Host for the ceremony was Nanjing TV host, Wu Xiaoping, who spoke on behalf of the ecological burial family members. Wu said that the various ecological burial styles launched by Yuhua Gongde Garden are measures to protect the environment, save resources, and benefit the country and her people.

Tree burial, flower-bed burial, wall burial; in recent years the cemetery has launch more than 10 types of ecological burial. Such interments now account for two-thirds of the land use therein.

In addition to the environmental consideration, there is another more practical and pragmatic element to the craze for ecological burial. And that’s land scarcity. Nanjing is growing ever larger and there simply isn’t the land left for the kind of large-scale burial grounds that were commonplace all over China.

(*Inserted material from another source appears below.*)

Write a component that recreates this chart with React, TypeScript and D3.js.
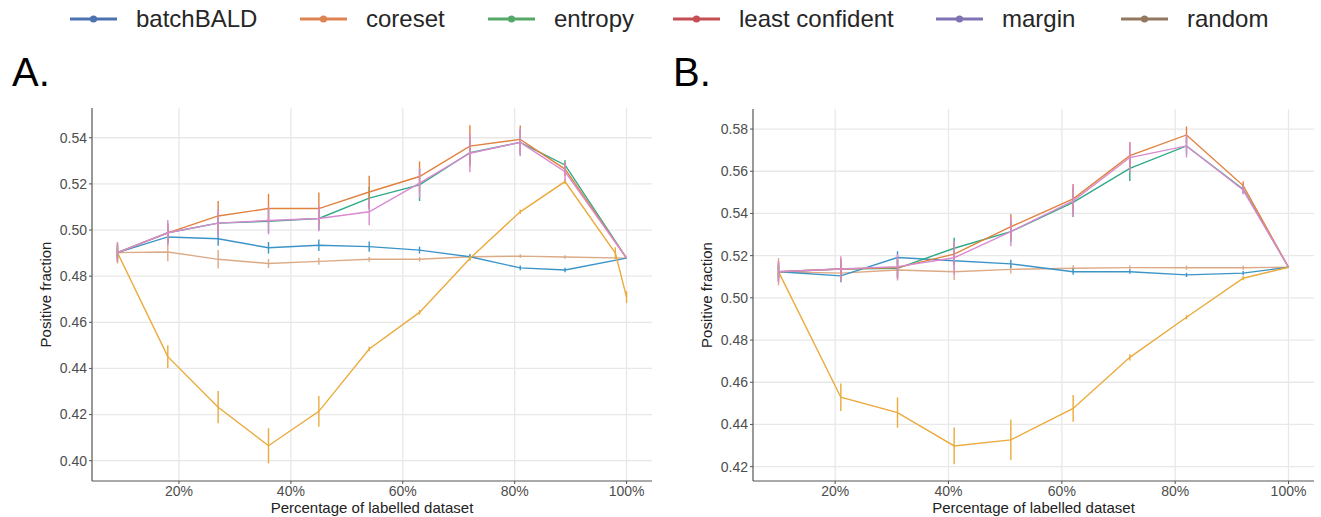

This simple fact explains the ¥2,000 offered that same day as incentive to each and every family who committed to a “No Monument, No Ash” ecological burial. It may sound generous, but burial costs in China can soar to be many times this number.

With this year’s Tomb Sweeping Festival underway, so visitor numbers to Nanjing’s cemeteries have swelled. Nanjing Daily reported today, 1 April, that at Gongde Garden, nearly 100 percent of citizens coming to pay their respects are doing so with flowers, rather than by observing more traditional rituals.

Historically, family members should visit their ancestors graves during Tomb Sweeping Festival and offer them tea, wine or food. They would also burn incense and paper money, two of the traditional activities no longer to be found happening in Nanjing’s first ever smokeless cemetery.